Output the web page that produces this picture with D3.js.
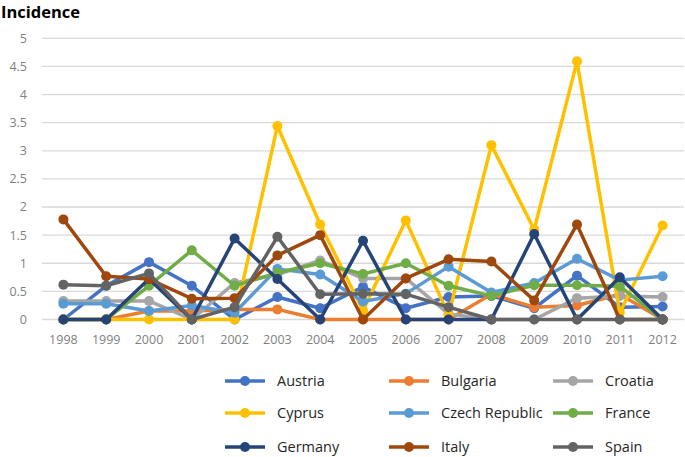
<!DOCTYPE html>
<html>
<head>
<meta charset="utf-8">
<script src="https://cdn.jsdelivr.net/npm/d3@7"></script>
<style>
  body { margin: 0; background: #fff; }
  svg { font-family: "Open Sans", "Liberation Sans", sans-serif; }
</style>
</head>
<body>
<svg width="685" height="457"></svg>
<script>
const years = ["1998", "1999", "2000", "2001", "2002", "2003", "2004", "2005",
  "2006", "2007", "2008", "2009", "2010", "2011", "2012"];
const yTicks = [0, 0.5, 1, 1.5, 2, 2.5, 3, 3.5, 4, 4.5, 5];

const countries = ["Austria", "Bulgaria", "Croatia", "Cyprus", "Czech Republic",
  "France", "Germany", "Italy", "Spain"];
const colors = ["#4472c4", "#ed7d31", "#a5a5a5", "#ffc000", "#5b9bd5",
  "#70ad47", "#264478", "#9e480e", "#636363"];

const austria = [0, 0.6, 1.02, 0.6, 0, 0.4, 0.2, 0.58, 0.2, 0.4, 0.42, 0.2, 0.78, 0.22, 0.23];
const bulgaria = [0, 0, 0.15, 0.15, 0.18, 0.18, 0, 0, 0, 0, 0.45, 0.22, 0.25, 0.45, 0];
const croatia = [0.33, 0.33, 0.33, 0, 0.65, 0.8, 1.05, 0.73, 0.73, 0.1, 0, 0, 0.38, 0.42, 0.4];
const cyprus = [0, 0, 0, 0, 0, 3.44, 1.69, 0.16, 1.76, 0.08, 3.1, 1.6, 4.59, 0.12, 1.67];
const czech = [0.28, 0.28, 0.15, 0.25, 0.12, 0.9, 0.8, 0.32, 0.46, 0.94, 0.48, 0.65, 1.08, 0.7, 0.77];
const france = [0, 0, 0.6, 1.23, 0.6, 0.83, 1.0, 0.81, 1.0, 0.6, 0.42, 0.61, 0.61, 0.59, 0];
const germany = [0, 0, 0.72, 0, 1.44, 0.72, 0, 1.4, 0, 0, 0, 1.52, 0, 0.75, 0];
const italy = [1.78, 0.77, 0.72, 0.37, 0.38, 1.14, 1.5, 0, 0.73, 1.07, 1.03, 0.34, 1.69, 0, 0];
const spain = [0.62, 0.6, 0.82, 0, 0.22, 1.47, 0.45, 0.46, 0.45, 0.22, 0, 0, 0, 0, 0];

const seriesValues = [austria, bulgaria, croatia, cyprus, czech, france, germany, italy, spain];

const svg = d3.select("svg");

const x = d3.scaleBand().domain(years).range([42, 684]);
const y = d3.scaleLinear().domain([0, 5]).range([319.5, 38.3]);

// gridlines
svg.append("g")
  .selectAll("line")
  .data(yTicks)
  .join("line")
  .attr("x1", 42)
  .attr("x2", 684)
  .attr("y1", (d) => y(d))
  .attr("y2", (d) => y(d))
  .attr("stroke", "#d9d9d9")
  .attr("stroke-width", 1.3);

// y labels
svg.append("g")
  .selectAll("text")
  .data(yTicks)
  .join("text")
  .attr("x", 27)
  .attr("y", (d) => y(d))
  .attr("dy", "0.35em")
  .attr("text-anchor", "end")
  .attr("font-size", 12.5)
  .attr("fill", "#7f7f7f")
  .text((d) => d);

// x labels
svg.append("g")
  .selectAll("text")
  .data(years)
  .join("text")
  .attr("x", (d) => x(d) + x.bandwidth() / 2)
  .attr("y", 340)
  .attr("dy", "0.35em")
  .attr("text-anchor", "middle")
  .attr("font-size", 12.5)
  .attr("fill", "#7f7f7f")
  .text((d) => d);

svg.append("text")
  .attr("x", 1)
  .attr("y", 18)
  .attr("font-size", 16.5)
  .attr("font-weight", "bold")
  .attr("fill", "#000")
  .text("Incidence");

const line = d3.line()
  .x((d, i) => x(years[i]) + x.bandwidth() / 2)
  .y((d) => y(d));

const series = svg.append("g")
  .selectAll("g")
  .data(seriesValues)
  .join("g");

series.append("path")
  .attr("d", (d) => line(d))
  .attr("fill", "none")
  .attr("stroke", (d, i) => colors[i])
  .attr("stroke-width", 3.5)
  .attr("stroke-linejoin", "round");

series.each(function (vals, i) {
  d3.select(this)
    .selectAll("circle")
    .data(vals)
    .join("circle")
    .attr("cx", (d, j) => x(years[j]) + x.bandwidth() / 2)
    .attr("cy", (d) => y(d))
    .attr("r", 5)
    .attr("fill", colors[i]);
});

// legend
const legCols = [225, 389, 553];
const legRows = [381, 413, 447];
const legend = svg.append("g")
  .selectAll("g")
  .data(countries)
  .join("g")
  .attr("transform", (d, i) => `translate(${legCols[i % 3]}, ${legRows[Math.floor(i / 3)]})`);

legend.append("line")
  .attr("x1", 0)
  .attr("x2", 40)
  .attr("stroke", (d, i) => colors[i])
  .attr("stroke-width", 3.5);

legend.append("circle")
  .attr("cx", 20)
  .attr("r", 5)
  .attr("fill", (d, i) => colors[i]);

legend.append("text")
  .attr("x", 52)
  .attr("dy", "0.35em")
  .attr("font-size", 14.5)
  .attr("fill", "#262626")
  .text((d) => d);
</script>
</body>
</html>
=-=-=-=-=
### [What to do]
Copy each line in the data that holds the word "this".

### [Response to the exercise]
Output the web page that produces this picture with D3.js.
  d3.select(this)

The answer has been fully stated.